### EXERCISE REQUIREMENTS:
Leave out the pictures and repeat the rest of the material exactly.

### SOURCE DATA:
■ ■ ■

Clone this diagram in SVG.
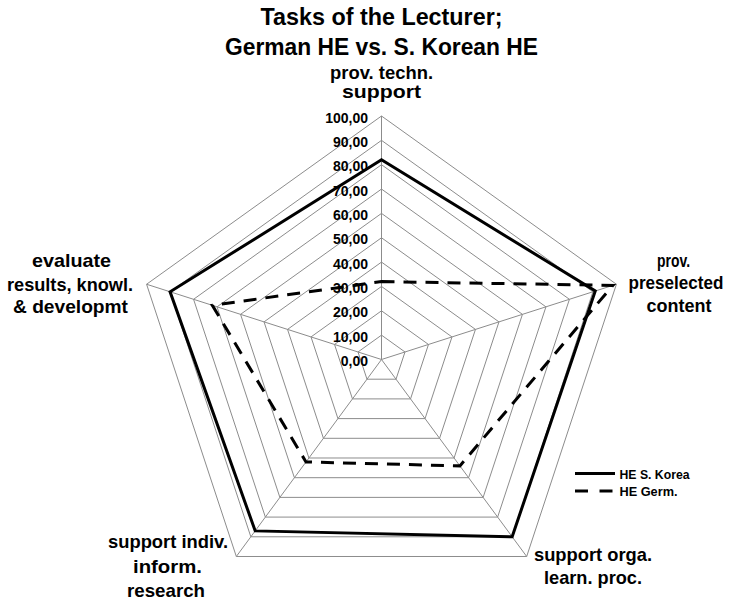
<svg xmlns="http://www.w3.org/2000/svg" width="732" height="604" viewBox="0 0 732 604">
  <style>
    .grid { fill: none; stroke: #8c8c8c; stroke-width: 1; }
    .txt { font-family: "Liberation Sans", Arial, sans-serif; font-weight: bold; fill: #000; }
    .title { font-size: 24.5px; text-anchor: middle; }
    .axis { font-size: 19px; text-anchor: middle; }
    .tick { font-size: 14px; text-anchor: end; }
    .leg { font-size: 12.5px; }
    .series { fill: none; stroke: #000; stroke-width: 3; stroke-linejoin: miter; }
    .dash { stroke-dasharray: 13 9; }
  </style>
  <rect width="732" height="604" fill="#fff"/>

  <!-- title -->
  <g id="title" class="txt title">
    <text x="381.5" y="25" textLength="242" lengthAdjust="spacingAndGlyphs">Tasks of the Lecturer;</text>
    <text x="381.5" y="55" textLength="313" lengthAdjust="spacingAndGlyphs">German HE vs. S. Korean HE</text>
  </g>

  <!-- radar grid: centre (381.5,359.5), rings every 10 units -->
  <g id="grid" class="grid">
    <polygon points="381.5,335.15 404.99,351.98 396.02,379.2 366.98,379.2 358.01,351.98"/>
    <polygon points="381.5,310.8 428.48,344.45 410.54,398.9 352.46,398.9 334.52,344.45"/>
    <polygon points="381.5,286.45 451.97,336.93 425.05,418.6 337.95,418.6 311.03,336.93"/>
    <polygon points="381.5,262.1 475.46,329.4 439.57,438.3 323.43,438.3 287.54,329.4"/>
    <polygon points="381.5,237.75 498.96,321.88 454.09,457.99 308.91,457.99 264.04,321.88"/>
    <polygon points="381.5,213.4 522.45,314.35 468.61,477.69 294.39,477.69 240.55,314.35"/>
    <polygon points="381.5,189.05 545.94,306.83 483.13,497.39 279.87,497.39 217.06,306.83"/>
    <polygon points="381.5,164.7 569.43,299.3 497.64,517.09 265.36,517.09 193.57,299.3"/>
    <polygon points="381.5,140.35 592.92,291.78 512.16,536.79 250.84,536.79 170.08,291.78"/>
    <polygon points="381.5,116 616.41,284.25 526.68,556.49 236.32,556.49 146.59,284.25"/>
    <line x1="381.5" y1="359.5" x2="381.5" y2="116"/>
    <line x1="381.5" y1="359.5" x2="616.41" y2="284.25"/>
    <line x1="381.5" y1="359.5" x2="526.68" y2="556.49"/>
    <line x1="381.5" y1="359.5" x2="236.32" y2="556.49"/>
    <line x1="381.5" y1="359.5" x2="146.59" y2="284.25"/>
  </g>

  <!-- scale labels -->
  <g id="scale" class="txt tick">
    <text x="368" y="122.5">100,00</text>
    <text x="368" y="146.9">90,00</text>
    <text x="368" y="171.2">80,00</text>
    <text x="368" y="195.6">70,00</text>
    <text x="368" y="219.9">60,00</text>
    <text x="368" y="244.3">50,00</text>
    <text x="368" y="268.6">40,00</text>
    <text x="368" y="293">30,00</text>
    <text x="368" y="317.3">20,00</text>
    <text x="368" y="341.7">10,00</text>
    <text x="368" y="366">0,00</text>
  </g>

  <!-- data series -->
  <g id="connectors">
    <polygon id="series-korea" class="series" points="381.5,159.83 595.27,291.02 512.16,536.79 255.19,530.88 170.08,291.78"/>
    <polygon id="series-germany" class="series dash" points="381.5,281.58 612.89,285.38 459.9,465.87 306.01,461.93 212.36,305.32"/>
  </g>

  <!-- axis labels -->
  <g id="axis-top" class="txt axis">
    <text x="381.5" y="78.5" textLength="103" lengthAdjust="spacingAndGlyphs">prov. techn.</text>
    <text x="381.5" y="98" textLength="79" lengthAdjust="spacingAndGlyphs">support</text>
  </g>
  <g id="axis-right" class="txt axis">
    <text x="673.5" y="266.5" textLength="33" lengthAdjust="spacingAndGlyphs">prov.</text>
    <text x="676" y="288.5" font-size="18" textLength="95" lengthAdjust="spacingAndGlyphs">preselected</text>
    <text x="679" y="311.5" textLength="65" lengthAdjust="spacingAndGlyphs">content</text>
  </g>
  <g id="axis-bottom-right" class="txt axis">
    <text x="593" y="560.5" textLength="118" lengthAdjust="spacingAndGlyphs">support orga.</text>
    <text x="593" y="584" textLength="98" lengthAdjust="spacingAndGlyphs">learn. proc.</text>
  </g>
  <g id="axis-bottom-left" class="txt axis">
    <text x="168" y="548" textLength="120" lengthAdjust="spacingAndGlyphs">support indiv.</text>
    <text x="167.5" y="573" textLength="69" lengthAdjust="spacingAndGlyphs">inform.</text>
    <text x="166" y="597" textLength="78" lengthAdjust="spacingAndGlyphs">research</text>
  </g>
  <g id="axis-left" class="txt axis">
    <text x="71.5" y="266.5" textLength="79" lengthAdjust="spacingAndGlyphs">evaluate</text>
    <text x="70" y="291" textLength="126" lengthAdjust="spacingAndGlyphs">results, knowl.</text>
    <text x="70.5" y="313" textLength="115" lengthAdjust="spacingAndGlyphs">&amp; developmt</text>
  </g>

  <!-- legend -->
  <g id="legend">
    <line class="series" x1="575" y1="473.5" x2="615" y2="473.5"/>
    <line class="series" x1="575" y1="491" x2="588" y2="491"/>
    <line class="series" x1="599.5" y1="491" x2="612.5" y2="491"/>
    <text class="txt leg" x="619.5" y="478.5" textLength="70" lengthAdjust="spacingAndGlyphs">HE S. Korea</text>
    <text class="txt leg" x="619.5" y="496" textLength="58" lengthAdjust="spacingAndGlyphs">HE Germ.</text>
  </g>
</svg>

■ ■ ■

### EXERCISE RESPONSE:
Clone this diagram in SVG.
<svg xmlns="http://www.w3.org/2000/svg" width="732" height="604" viewBox="0 0 732 604">
  <style>
    .grid { fill: none; stroke: #8c8c8c; stroke-width: 1; }
    .txt { font-family: "Liberation Sans", Arial, sans-serif; font-weight: bold; fill: #000; }
    .title { font-size: 24.5px; text-anchor: middle; }
    .axis { font-size: 19px; text-anchor: middle; }
    .tick { font-size: 14px; text-anchor: end; }
    .leg { font-size: 12.5px; }
    .series { fill: none; stroke: #000; stroke-width: 3; stroke-linejoin: miter; }
    .dash { stroke-dasharray: 13 9; }
  </style>
  <rect width="732" height="604" fill="#fff"/>

  <!-- title -->
  <g id="title" class="txt title">
    <text x="381.5" y="25" textLength="242" lengthAdjust="spacingAndGlyphs">Tasks of the Lecturer;</text>
    <text x="381.5" y="55" textLength="313" lengthAdjust="spacingAndGlyphs">German HE vs. S. Korean HE</text>
  </g>

  <!-- radar grid: centre (381.5,359.5), rings every 10 units -->
  <g id="grid" class="grid">
    <polygon points="381.5,335.15 404.99,351.98 396.02,379.2 366.98,379.2 358.01,351.98"/>
    <polygon points="381.5,310.8 428.48,344.45 410.54,398.9 352.46,398.9 334.52,344.45"/>
    <polygon points="381.5,286.45 451.97,336.93 425.05,418.6 337.95,418.6 311.03,336.93"/>
    <polygon points="381.5,262.1 475.46,329.4 439.57,438.3 323.43,438.3 287.54,329.4"/>
    <polygon points="381.5,237.75 498.96,321.88 454.09,457.99 308.91,457.99 264.04,321.88"/>
    <polygon points="381.5,213.4 522.45,314.35 468.61,477.69 294.39,477.69 240.55,314.35"/>
    <polygon points="381.5,189.05 545.94,306.83 483.13,497.39 279.87,497.39 217.06,306.83"/>
    <polygon points="381.5,164.7 569.43,299.3 497.64,517.09 265.36,517.09 193.57,299.3"/>
    <polygon points="381.5,140.35 592.92,291.78 512.16,536.79 250.84,536.79 170.08,291.78"/>
    <polygon points="381.5,116 616.41,284.25 526.68,556.49 236.32,556.49 146.59,284.25"/>
    <line x1="381.5" y1="359.5" x2="381.5" y2="116"/>
    <line x1="381.5" y1="359.5" x2="616.41" y2="284.25"/>
    <line x1="381.5" y1="359.5" x2="526.68" y2="556.49"/>
    <line x1="381.5" y1="359.5" x2="236.32" y2="556.49"/>
    <line x1="381.5" y1="359.5" x2="146.59" y2="284.25"/>
  </g>

  <!-- scale labels -->
  <g id="scale" class="txt tick">
    <text x="368" y="122.5">100,00</text>
    <text x="368" y="146.9">90,00</text>
    <text x="368" y="171.2">80,00</text>
    <text x="368" y="195.6">70,00</text>
    <text x="368" y="219.9">60,00</text>
    <text x="368" y="244.3">50,00</text>
    <text x="368" y="268.6">40,00</text>
    <text x="368" y="293">30,00</text>
    <text x="368" y="317.3">20,00</text>
    <text x="368" y="341.7">10,00</text>
    <text x="368" y="366">0,00</text>
  </g>

  <!-- data series -->
  <g id="connectors">
    <polygon id="series-korea" class="series" points="381.5,159.83 595.27,291.02 512.16,536.79 255.19,530.88 170.08,291.78"/>
    <polygon id="series-germany" class="series dash" points="381.5,281.58 612.89,285.38 459.9,465.87 306.01,461.93 212.36,305.32"/>
  </g>

  <!-- axis labels -->
  <g id="axis-top" class="txt axis">
    <text x="381.5" y="78.5" textLength="103" lengthAdjust="spacingAndGlyphs">prov. techn.</text>
    <text x="381.5" y="98" textLength="79" lengthAdjust="spacingAndGlyphs">support</text>
  </g>
  <g id="axis-right" class="txt axis">
    <text x="673.5" y="266.5" textLength="33" lengthAdjust="spacingAndGlyphs">prov.</text>
    <text x="676" y="288.5" font-size="18" textLength="95" lengthAdjust="spacingAndGlyphs">preselected</text>
    <text x="679" y="311.5" textLength="65" lengthAdjust="spacingAndGlyphs">content</text>
  </g>
  <g id="axis-bottom-right" class="txt axis">
    <text x="593" y="560.5" textLength="118" lengthAdjust="spacingAndGlyphs">support orga.</text>
    <text x="593" y="584" textLength="98" lengthAdjust="spacingAndGlyphs">learn. proc.</text>
  </g>
  <g id="axis-bottom-left" class="txt axis">
    <text x="168" y="548" textLength="120" lengthAdjust="spacingAndGlyphs">support indiv.</text>
    <text x="167.5" y="573" textLength="69" lengthAdjust="spacingAndGlyphs">inform.</text>
    <text x="166" y="597" textLength="78" lengthAdjust="spacingAndGlyphs">research</text>
  </g>
  <g id="axis-left" class="txt axis">
    <text x="71.5" y="266.5" textLength="79" lengthAdjust="spacingAndGlyphs">evaluate</text>
    <text x="70" y="291" textLength="126" lengthAdjust="spacingAndGlyphs">results, knowl.</text>
    <text x="70.5" y="313" textLength="115" lengthAdjust="spacingAndGlyphs">&amp; developmt</text>
  </g>

  <!-- legend -->
  <g id="legend">
    <line class="series" x1="575" y1="473.5" x2="615" y2="473.5"/>
    <line class="series" x1="575" y1="491" x2="588" y2="491"/>
    <line class="series" x1="599.5" y1="491" x2="612.5" y2="491"/>
    <text class="txt leg" x="619.5" y="478.5" textLength="70" lengthAdjust="spacingAndGlyphs">HE S. Korea</text>
    <text class="txt leg" x="619.5" y="496" textLength="58" lengthAdjust="spacingAndGlyphs">HE Germ.</text>
  </g>
</svg>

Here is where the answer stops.